Leis que uma esquerda dita moderada, que aceita os pressupostos do capitalismo europeu, vai levianamente negociando por conveniência momentânea com os esquerdistas do marxismo cultural, perante a sonolência geral e acomodada dos que assistem tranquila e resignadamente a estas mudanças – talvez sem se aperceberem que são estas as mudanças que verdadeiramente importam.

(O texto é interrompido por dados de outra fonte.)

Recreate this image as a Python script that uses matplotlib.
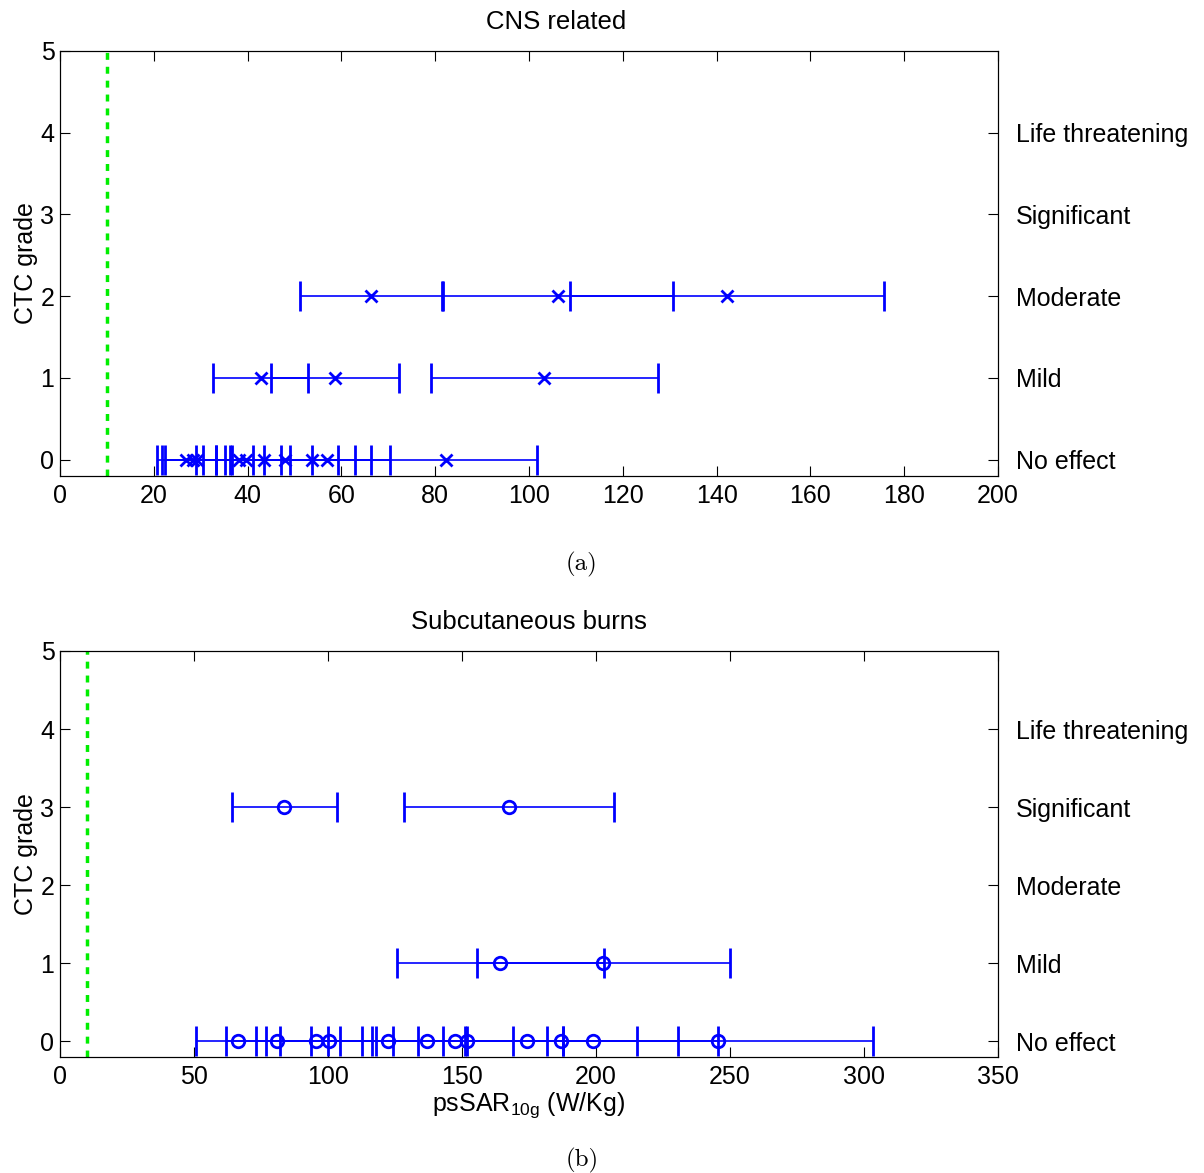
import matplotlib
matplotlib.use("Agg")
import matplotlib.pyplot as plt

plt.rcParams['font.family'] = ['Liberation Sans', 'DejaVu Sans']
plt.rcParams['mathtext.fontset'] = 'custom'
plt.rcParams['mathtext.rm'] = 'Liberation Sans'
plt.rcParams['mathtext.it'] = 'Liberation Sans'

grade_names = ["No effect", "Mild", "Moderate", "Significant", "Life threatening"]
threshold = 10

# (a) CNS related: psSAR values and +/- errors per CTC grade
cns_g0 = [26.9, 28.4, 29.3, 38.1, 39.7, 43.5, 48.0, 53.7, 57.0, 82.3]
cns_g0_err = [6.3, 6.7, 6.9, 9.0, 9.3, 10.2, 11.3, 12.6, 13.4, 19.4]
cns_g1 = [42.8, 58.6, 103.3]
cns_g1_err = [10.1, 13.7, 24.2]
cns_g2 = [66.3, 106.2, 142.2]
cns_g2_err = [15.2, 24.6, 33.4]

# (b) Subcutaneous burns
sub_g0 = [66.4, 81.1, 95.5, 100.5, 122.4, 136.8, 147.3, 152.0, 174.4, 186.8, 198.7, 245.5]
sub_g0_err = [15.6, 19.0, 22.4, 23.6, 28.7, 32.2, 34.6, 35.7, 41.0, 43.9, 46.7, 57.7]
sub_g1 = [164.2, 202.7]
sub_g1_err = [38.6, 47.2]
sub_g3 = [83.7, 167.5]
sub_g3_err = [19.6, 39.3]

cns = [(0, cns_g0, cns_g0_err), (1, cns_g1, cns_g1_err), (2, cns_g2, cns_g2_err)]
sub = [(0, sub_g0, sub_g0_err), (1, sub_g1, sub_g1_err), (3, sub_g3, sub_g3_err)]

fig = plt.figure(figsize=(12.04, 11.73), dpi=100)
ax1 = fig.add_axes([60 / 1204, 1 - 476 / 1173, 938 / 1204, 425 / 1173])
ax2 = fig.add_axes([60 / 1204, 1 - 1057 / 1173, 938 / 1204, 406 / 1173])

fs = 18


def draw(ax, groups, marker, xmax, xticks, title, title_x):
    for g, vals, errs in groups:
        ax.errorbar(vals, [g] * len(vals), xerr=errs, fmt=marker, color='blue',
                    ms=9, mew=2, mfc='none', elinewidth=1.2, capsize=11, capthick=1.4)
    ax.axvline(threshold, color='#00ee00', ls=(0, (2, 2)), lw=2.5)
    ax.set_xlim(0, xmax)
    ax.set_ylim(-0.2, 5)
    ax.set_xticks(xticks)
    ax.set_yticks(range(6))
    ax.tick_params(direction='in', length=7, labelsize=fs, top=True, pad=6)
    ax.tick_params(axis='y', pad=4)
    ax.set_ylabel("CTC grade", fontsize=fs, labelpad=2)
    ax.set_title(title, fontsize=18.5, pad=16, x=title_x)
    right = ax.twinx()
    right.set_ylim(-0.2, 5)
    right.set_yticks(range(5))
    right.set_yticklabels(grade_names)
    right.tick_params(direction='in', length=7, labelsize=fs, pad=13)


draw(ax1, cns, 'x', 200, range(0, 201, 20), "CNS related", 0.529)
draw(ax2, sub, 'o', 350, range(0, 351, 50), "Subcutaneous burns", 0.5)
ax2.set_xlabel("psSAR$_{10g}$ (W/Kg)", fontsize=fs, labelpad=1)

fig.text(582 / 1204, 1 - 564 / 1173, "(a)", fontsize=18, family='cmr10', ha='center', va='center')
fig.text(582 / 1204, 1 - 1160 / 1173, "(b)", fontsize=18, family='cmr10', ha='center', va='center')

fig.savefig("out.png", dpi=100)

Com a Covid 19 e as necessidades de confinamento, quem decide aproveitou para dar mais um passo nas discriminações contra os cristãos. Controles para a Páscoa, mas não para o 25 de Abril; para o 13 de Maio em Fátima, mas não para o 1º de Maio na Alameda; 27 mil pessoas com luz verde para acorrerem à Fórmula 1 em Portimão, mas proibição de deslocações para que os cristãos – e os não cristãos – possam visitar e honrar os seus mortos nos cemitérios no Dia de Fiéis Defuntos. Muitos não puderam sequer acompanhar os seus familiares e amigos mortos recentemente e os cemitérios são ao ar livre, com acessos que poderiam ser controlados com facilidade para evitar aglomerações, mas pouco importa.

Como todos os regimes que, no passado, quiseram regular e imprimir a sua marca nas coisas da Vida e da Morte, ainda que contra a liberdade, o sentimento e as convicções do “povo ignaro”, o poder político resolveu agora esvaziar uma celebração cristã, o Dia dos Fiéis Defuntos, e impedir uma prática enraizada, dando-nos magnanimamente em troca uma bandeira a meia-haste e um asséptico e socialmente distante “Dia de Luto Nacional por Todos os Falecidos, em Especial as Vítimas da Pandemia da Doença Covid-19”.

Mas o povo e a Igreja, por mais adormecidos que aparentemente estejam, têm acabado sempre por acordar. E por resistir.